### Stated exercise
Up to and including the line with "from bokeh.resources import INLINE", write out the listing from its first line, minus the pictures.

══ Information shown ══

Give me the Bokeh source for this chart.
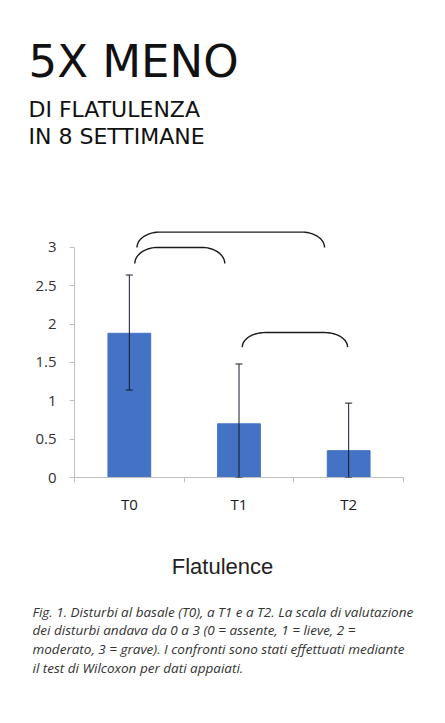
import numpy as np
from bokeh.plotting import figure
from bokeh.models import (Range1d, FixedTicker, Whisker, TeeHead, ColumnDataSource, Title,
                          LinearAxis)
from bokeh.embed import file_html
from bokeh.resources import INLINE

# ---- data ----
categories = ["T0", "T1", "T2"]
means = [1.88, 0.70, 0.35]
err_upper = [2.64, 1.48, 0.97]
err_lower = [1.14, 0.0, 0.0]
y_ticks = [0, 0.5, 1, 1.5, 2, 2.5, 3]
y_tick_labels = ["0", "0.5", "1", "1.5", "2", "2.5", "3"]
# significance brackets (in category units along x, values along y)
br_left = [0.55, 0.57, 1.53]
br_right = [1.37, 2.28, 2.49]
br_top = [3.00, 3.20, 1.89]
br_end = [2.79, 3.00, 1.70]

title = "5X MENO"
subtitle = ["DI FLATULENZA", "IN 8 SETTIMANE"]
chart_title = "Flatulence"
chart_title_pos = 1.35
caption = [
    "Fig. 1. Disturbi al basale (T0), a T1 e a T2. La scala di valutazione",
    "dei disturbi andava da 0 a 3 (0 = assente, 1 = lieve, 2 =",
    "moderato, 3 = grave). I confronti sono stati effettuati mediante",
    "il test di Wilcoxon per dati appaiati.",
]

W, H = 445, 723
p = figure(width=W, height=H, output_backend="svg", toolbar_location=None,
           x_range=Range1d(0, 3), y_range=Range1d(0, 4.29),
           min_border_left=74, min_border_right=42, min_border_top=148,
           min_border_bottom=246)
p.title.text = ""
p.outline_line_color = None
p.grid.grid_line_color = None
p.background_fill_color = "white"
p.border_fill_color = "white"

xc = [i + 0.5 for i in range(len(categories))]
src = ColumnDataSource(dict(x=xc, top=means, upper=err_upper, lower=err_lower))
p.vbar(x="x", top="top", width=0.39, source=src, fill_color="#4472C4",
       line_color="#4472C4")

wh = Whisker(base="x", upper="upper", lower="lower", source=src, level="overlay",
             line_color="#15192b", line_width=1,
             upper_head=TeeHead(size=7, line_color="#15192b", line_width=1),
             lower_head=TeeHead(size=7, line_color="#15192b", line_width=1))
p.add_layout(wh)

# brackets
xs, ys = [], []
rx = 0.21
t = np.linspace(0, np.pi / 2, 20)
for l, r, top, end in zip(br_left, br_right, br_top, br_end):
    ry = top - end
    lx = l + rx - rx * np.cos(t)
    ly = end + ry * np.sin(t)
    rxs = r - rx + rx * np.cos(t[::-1])
    rys = end + ry * np.sin(t[::-1])
    xs.append(list(lx) + list(rxs))
    ys.append(list(ly) + list(rys))
p.multi_line(xs=xs, ys=ys, line_color="#1a1a1a", line_width=1.4)

ya = p.yaxis[0]
ya.ticker = FixedTicker(ticks=y_ticks)
ya.major_label_overrides = {v: s for v, s in zip(y_ticks, y_tick_labels)}
ya.bounds = (0, 3)
ya.axis_line_color = "#bfbfbf"
ya.major_tick_line_color = "#bfbfbf"
ya.major_tick_out = 5
ya.major_tick_in = 0
ya.minor_tick_line_color = None
ya.major_label_standoff = 13
ya.major_label_text_font = "Open Sans"
ya.major_label_text_font_size = "15px"
ya.major_label_text_color = "#333333"

xa = p.xaxis[0]
xa.ticker = FixedTicker(ticks=xc, minor_ticks=[0, 1, 2, 3])
xa.major_label_overrides = {v: s for v, s in zip(xc, categories)}
xa.axis_line_color = "#bfbfbf"
xa.major_tick_line_color = None
xa.major_tick_out = 0
xa.major_tick_in = 0
xa.minor_tick_line_color = "#bfbfbf"
xa.minor_tick_out = 5
xa.minor_tick_in = 0
xa.major_label_standoff = 11
xa.major_label_text_font = "Open Sans"
xa.major_label_text_font_size = "15px"
xa.major_label_text_color = "#1a1a1a"

# chart title as a label-only axis below the category axis
ta = LinearAxis(ticker=FixedTicker(ticks=[chart_title_pos], minor_ticks=[]),
                major_label_overrides={chart_title_pos: chart_title})
ta.axis_line_color = None
ta.major_tick_line_color = None
ta.minor_tick_line_color = None
ta.major_tick_out = 0
ta.major_tick_in = 0
ta.major_label_standoff = 37
ta.major_label_text_font = "Liberation Sans"
ta.major_label_text_font_size = "22px"
ta.major_label_text_color = "#222222"
p.add_layout(ta, "below")

# ---- header titles (closest to the plot first) ----
p.add_layout(Title(text=subtitle[1], align="left", offset=-46, standoff=0,
                   text_font="DejaVu Sans", text_font_size="22px",
                   text_font_style="normal", text_color="#111111"), "above")
p.add_layout(Title(text=subtitle[0], align="left", offset=-46, standoff=0,
                   text_font="DejaVu Sans", text_font_size="22px",
                   text_font_style="normal", text_color="#111111"), "above")
p.add_layout(Title(text=title, align="left", offset=-46, standoff=14,
                   text_font="DejaVu Sans", text_font_size="45px",
                   text_font_style="normal", text_color="#111111"), "above")

# ---- caption (one multi-line title) ----
p.add_layout(Title(text="\n".join(caption), align="left", offset=-42,
                   standoff=42, vertical_align="top", text_line_height=1.04,
                   text_font="Open Sans", text_font_size="13.5px",
                   text_font_style="italic", text_color="#333333"), "below")

open("out.html", "w").write(file_html(p, INLINE))
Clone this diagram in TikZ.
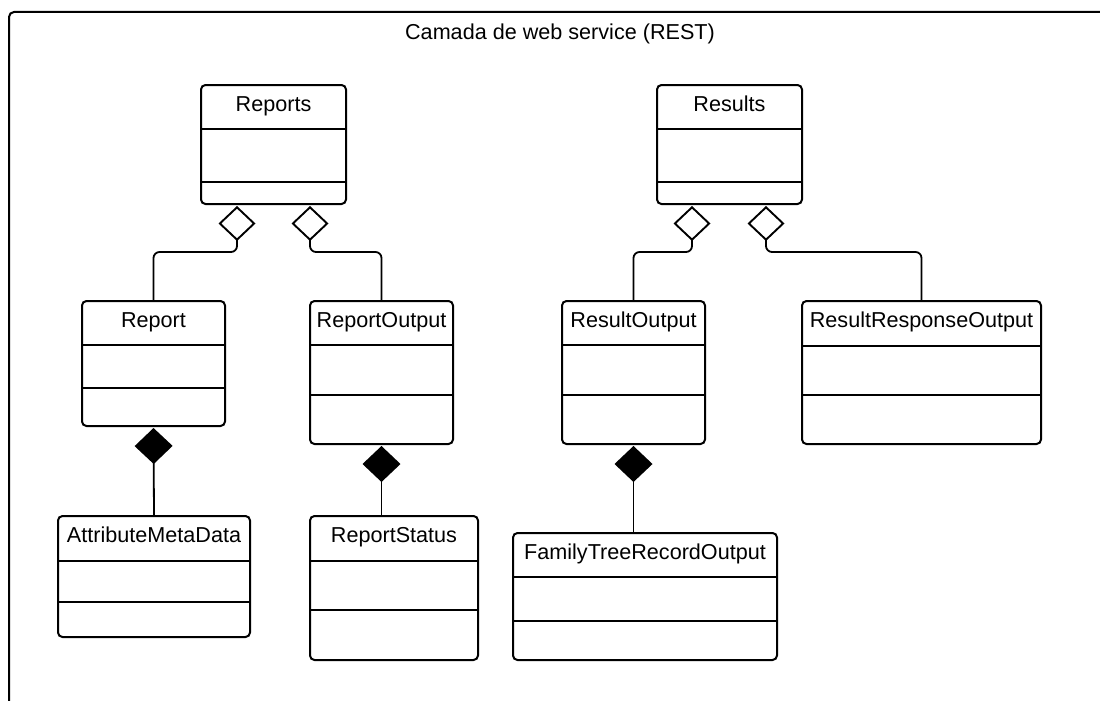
\documentclass[tikz,border=0pt]{standalone}
\usepackage{fontspec}
\setmainfont{Liberation Sans}
\usetikzlibrary{arrows.meta,calc}

% A UML class: name, left, top, right, bottom, first divider, second divider, title
\newcommand\umlclass[8]{%
  \node[umlbox, anchor=north west,
        minimum width={#4pt-#2pt}, minimum height={#5pt-#3pt}] (#1) at (#2,#3) {};
  \draw[divider] (#2,#6) -- (#4,#6);
  \draw[divider] (#2,#7) -- (#4,#7);
  \node[classname] (#1-name) at ($(#1.north)+(0,27)$) {#8};
}

\tikzset{
  umlbox/.style={draw=black, fill=white, line width=2pt, rounded corners=4.5pt, inner sep=0pt},
  divider/.style={draw=black, line width=1.6pt},
  classname/.style={anchor=base, inner sep=0pt, font=\fontsize{21.6}{26}\selectfont},
  frameline/.style={draw=black, line width=2pt, rounded corners=5pt},
  aggregation/.style={draw=black, line width=1.8pt, rounded corners=6pt, shorten <=1pt,
    {Diamond[open, length=35pt, width=37pt, line width=1.9pt]}-},
  composition/.style={draw=black, line width=1.8pt, shorten <=1pt,
    {Diamond[length=36pt, width=38pt]}-},
}

\begin{document}
\begin{tikzpicture}[x=1pt, y=-1pt]
  \clip (0,0) rectangle (1100,701);
  \fill[white] (0,0) rectangle (1100,701);

  % package frame, open to the right and bottom
  \draw[frameline] (1130,12) -- (9,12) -- (9,730);
  \node[anchor=base, inner sep=0pt, font=\fontsize{21.6}{26}\selectfont] (layer) at (560,40)
    {Camada de web service (REST)};

  % classes
  \umlclass{Reports}{200}{84}{345}{203}{129}{182}{Reports}
  \umlclass{Results}{656}{84}{801}{203}{129}{182}{Results}
  \umlclass{Report}{81}{300}{224}{425}{345}{388}{Report}
  \umlclass{ReportOutput}{309}{300}{452}{443}{345}{395}{ReportOutput}
  \umlclass{ResultOutput}{561}{300}{704}{443}{345}{395}{ResultOutput}
  \umlclass{ResultResponseOutput}{801}{300}{1040}{443}{346}{395}{ResultResponseOutput}
  \umlclass{AttributeMetaData}{57}{515}{249}{636}{561}{602}{AttributeMetaData}
  \umlclass{ReportStatus}{309}{515}{477}{659}{561}{610}{ReportStatus}
  \umlclass{FamilyTreeRecordOutput}{512}{532}{776}{659}{577}{621}{FamilyTreeRecordOutput}

  % aggregations
  \draw[aggregation] ($(Reports.south west)+(37,0)$) |- ($(Report.north)+(0,-48)$) -- (Report.north);
  \draw[aggregation] ($(Reports.south east)+(-37,0)$) |- ($(ReportOutput.north)+(0,-48)$) -- (ReportOutput.north);
  \draw[aggregation] ($(Results.south west)+(36,0)$) |- ($(ResultOutput.north)+(0,-48)$) -- (ResultOutput.north);
  \draw[aggregation] ($(Results.south east)+(-37,0)$) |- ($(ResultResponseOutput.north)+(0,-48)$) -- (ResultResponseOutput.north);

  % compositions
  \draw[composition] (Report.south) -- (AttributeMetaData.north);
  \draw[composition] (ReportOutput.south) -- (ReportOutput.south |- ReportStatus.north);
  \draw[composition] (ResultOutput.south) -- (ResultOutput.south |- FamilyTreeRecordOutput.north);
\end{tikzpicture}
\end{document}
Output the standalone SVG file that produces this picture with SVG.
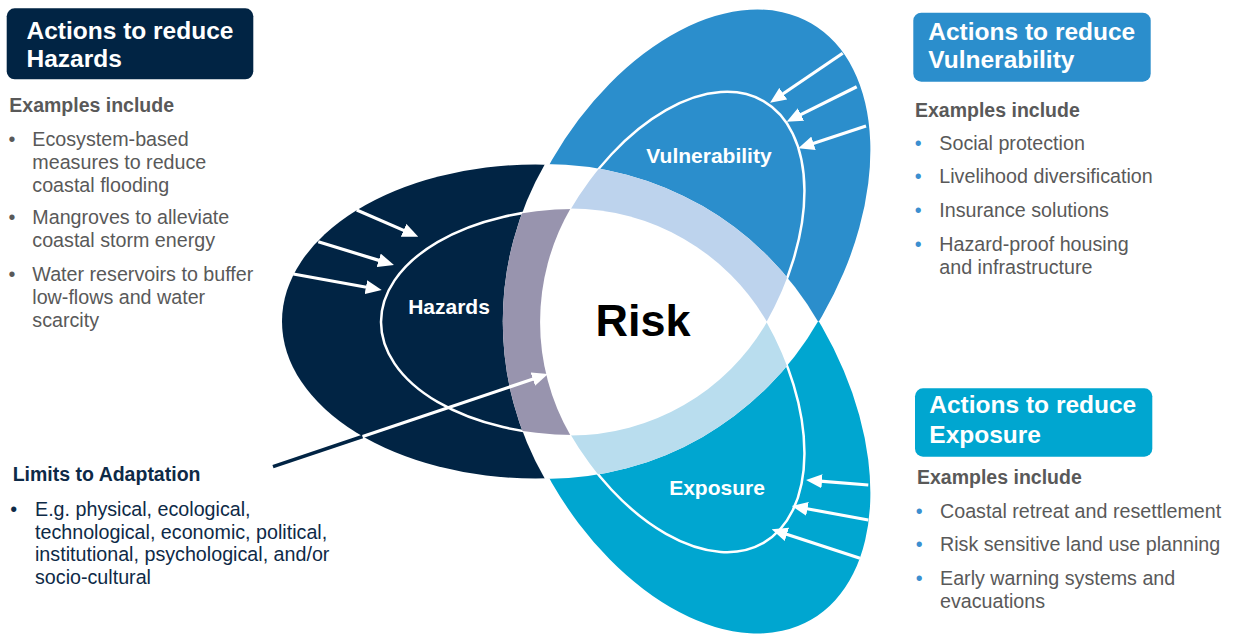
<svg xmlns="http://www.w3.org/2000/svg" width="1234" height="635" viewBox="0 0 1234 635">
<defs>
<style>
.t{font-family:"Liberation Sans",Arial,Helvetica,sans-serif}
.title{font-size:24.5px;font-weight:bold;fill:#fff}
.ex{font-size:19.5px;font-weight:bold;fill:#595959}
.li{font-size:19.7px;fill:#595959}
.bl{font-size:19.7px;fill:#3B8FD0;text-anchor:middle}
.nv{font-size:19.7px;fill:#0E2A47}
.lbl{font-size:21px;font-weight:bold;fill:#fff;text-anchor:middle}
.arr{stroke:#fff;stroke-width:3.2;fill:none;marker-end:url(#ah)}
.ring{fill:none;stroke:#fff;stroke-width:2.5}
</style>
<marker id="ah" viewBox="0 0 16 14" markerWidth="16" markerHeight="14" refX="2" refY="7" orient="auto" markerUnits="userSpaceOnUse"><path d="M0,0 L16,7 L0,14 z" fill="#fff"/></marker>
<ellipse id="Ho" cx="535.5" cy="321.5" rx="253.5" ry="157"/>
<ellipse id="Vo" cx="0" cy="0" rx="248" ry="156" transform="translate(687 238) rotate(-60)"/>
<ellipse id="Eo" cx="0" cy="0" rx="248" ry="156" transform="translate(687 405) rotate(60)"/>
<ellipse id="hi" cx="574" cy="322" rx="193" ry="113"/>
<ellipse id="vi" cx="0" cy="0" rx="193" ry="113" transform="translate(667 268.3) rotate(-60)"/>
<ellipse id="ei" cx="0" cy="0" rx="193" ry="113" transform="translate(667 375.7) rotate(60)"/>
<path id="W" d="M545,163.9 A315.2,315.2 0 0 1 818,321.5 A315.2,315.2 0 0 1 545,479.1 A315.2,315.2 0 0 1 545,163.9 Z"/>
<clipPath id="cW"><use href="#W"/></clipPath>
<clipPath id="sL"><path d="M636,321.5 L454,6.3 L0,0 L0,640 L454,636.7 Z"/></clipPath>
<clipPath id="sU"><path d="M636,321.5 L454,6.3 L454,-10 L1234,-10 L1234,321.5 Z"/></clipPath>
<clipPath id="sD"><path d="M636,321.5 L1234,321.5 L1234,645 L454,645 L454,636.7 Z"/></clipPath>
<clipPath id="top"><rect x="0" y="-10" width="1234" height="331.5"/></clipPath>
<clipPath id="bot"><rect x="0" y="321.5" width="1234" height="330"/></clipPath>
</defs>
<rect width="1234" height="635" fill="#fff"/>

<g id="hazards">
<use href="#Ho" fill="#012444"/>
<use href="#hi" class="ring"/>
</g>
<g id="vulnerability" clip-path="url(#top)">
<use href="#Vo" fill="#2B8ECC"/>
<use href="#vi" class="ring"/>
</g>
<g id="exposure" clip-path="url(#bot)">
<use href="#Eo" fill="#00A6D0"/>
<use href="#ei" class="ring"/>
</g>

<g id="risk">
<use href="#W" fill="#fff"/>
<g clip-path="url(#cW)">
<g clip-path="url(#sL)"><use href="#hi" fill="#9894AE"/></g>
<g clip-path="url(#sU)"><use href="#vi" fill="#BDD3ED"/></g>
<g clip-path="url(#sD)"><use href="#ei" fill="#B9DDEE"/></g>
</g>
<path d="M570.5,208.5 A226.9,226.9 0 0 1 767,322 A226.9,226.9 0 0 1 570.5,435.5 A226.9,226.9 0 0 1 570.5,208.5 Z" fill="#fff"/>
<text class="t" x="643" y="336" font-size="45" font-weight="bold" fill="#000" text-anchor="middle">Risk</text>
</g>

<g id="labels">
<text class="t lbl" x="449" y="314">Hazards</text>
<text class="t lbl" x="709" y="163">Vulnerability</text>
<text class="t lbl" x="717" y="495">Exposure</text>
</g>

<g id="connectors">
<line class="arr" x1="356.7" y1="210" x2="405.4" y2="231.1"/>
<line class="arr" x1="318.3" y1="241.7" x2="380.6" y2="260.9"/>
<line class="arr" x1="293.3" y1="274" x2="367.9" y2="287.5"/>
<line class="arr" x1="842.7" y1="53.3" x2="781.6" y2="94.8"/>
<line class="arr" x1="856.7" y1="86.7" x2="799.2" y2="115.4"/>
<line class="arr" x1="866" y1="126" x2="811.6" y2="143.9"/>
<line class="arr" x1="868.3" y1="485" x2="820" y2="481.1"/>
<line class="arr" x1="868.3" y1="520" x2="805.5" y2="508.5"/>
<line class="arr" x1="860" y1="558.3" x2="785" y2="533.7"/>
<line x1="273" y1="466.7" x2="362.6" y2="436.5" stroke="#012444" stroke-width="3.5"/>
<line class="arr" x1="362.6" y1="436.5" x2="534.7" y2="378.5"/>
</g>

<g id="actions-hazards">
<rect x="6.7" y="8.3" width="246.6" height="71" rx="8" fill="#012444"/>
<text class="t title" x="26.5" y="38.8">Actions to reduce</text>
<text class="t title" x="26.5" y="66.6">Hazards</text>
<text class="t ex" x="9.3" y="112">Examples include</text>
<text class="t li" x="12" y="145.5" text-anchor="middle">•</text>
<text class="t li" x="32.3" y="145.5">Ecosystem-based</text>
<text class="t li" x="32.3" y="168.5">measures to reduce</text>
<text class="t li" x="32.3" y="191.5">coastal flooding</text>
<text class="t li" x="12" y="224" text-anchor="middle">•</text>
<text class="t li" x="32.3" y="224">Mangroves to alleviate</text>
<text class="t li" x="32.3" y="247">coastal storm energy</text>
<text class="t li" x="12" y="280.5" text-anchor="middle">•</text>
<text class="t li" x="32.3" y="280.5">Water reservoirs to buffer</text>
<text class="t li" x="32.3" y="303.5">low-flows and water</text>
<text class="t li" x="32.3" y="326.5">scarcity</text>
</g>

<g id="actions-vulnerability">
<rect x="913.3" y="12.7" width="237.4" height="69" rx="8" fill="#2B8ECC"/>
<text class="t title" x="928.3" y="39.5">Actions to reduce</text>
<text class="t title" x="928.3" y="68">Vulnerability</text>
<text class="t ex" x="915" y="116.5">Examples include</text>
<text class="t bl" x="918.3" y="149.5">•</text>
<text class="t li" x="939.3" y="149.5">Social protection</text>
<text class="t bl" x="918.3" y="183">•</text>
<text class="t li" x="939.3" y="183">Livelihood diversification</text>
<text class="t bl" x="918.3" y="216.8">•</text>
<text class="t li" x="939.3" y="216.8">Insurance solutions</text>
<text class="t bl" x="918.3" y="251">•</text>
<text class="t li" x="939.3" y="251">Hazard-proof housing</text>
<text class="t li" x="939.3" y="273.5">and infrastructure</text>
</g>

<g id="actions-exposure">
<rect x="915" y="388.3" width="237.3" height="68.4" rx="8" fill="#00A6D0"/>
<text class="t title" x="929.3" y="413.3">Actions to reduce</text>
<text class="t title" x="929.3" y="442.7">Exposure</text>
<text class="t ex" x="917" y="484.3">Examples include</text>
<text class="t bl" x="919.3" y="517.7">•</text>
<text class="t li" x="940" y="517.7">Coastal retreat and resettlement</text>
<text class="t bl" x="919.3" y="551.3">•</text>
<text class="t li" x="940" y="551.3">Risk sensitive land use planning</text>
<text class="t bl" x="919.3" y="584.8">•</text>
<text class="t li" x="940" y="584.8">Early warning systems and</text>
<text class="t li" x="940" y="607.5">evacuations</text>
</g>

<g id="limits">
<text class="t" x="12.7" y="481" font-size="19.5" font-weight="bold" fill="#0E2A47">Limits to Adaptation</text>
<text class="t nv" x="13.7" y="516" text-anchor="middle">•</text>
<text class="t nv" x="35" y="516">E.g. physical, ecological,</text>
<text class="t nv" x="35" y="538.5">technological, economic, political,</text>
<text class="t nv" x="35" y="561">institutional, psychological, and/or</text>
<text class="t nv" x="35" y="583.5">socio-cultural</text>
</g>
</svg>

═══

### Output below
Give me the Bokeh source for this chart.
import numpy as np
from bokeh.plotting import figure
from bokeh.models import (Range1d, FixedTicker, Whisker, TeeHead, ColumnDataSource, Title,
                          LinearAxis)
from bokeh.embed import file_html
from bokeh.resources import INLINE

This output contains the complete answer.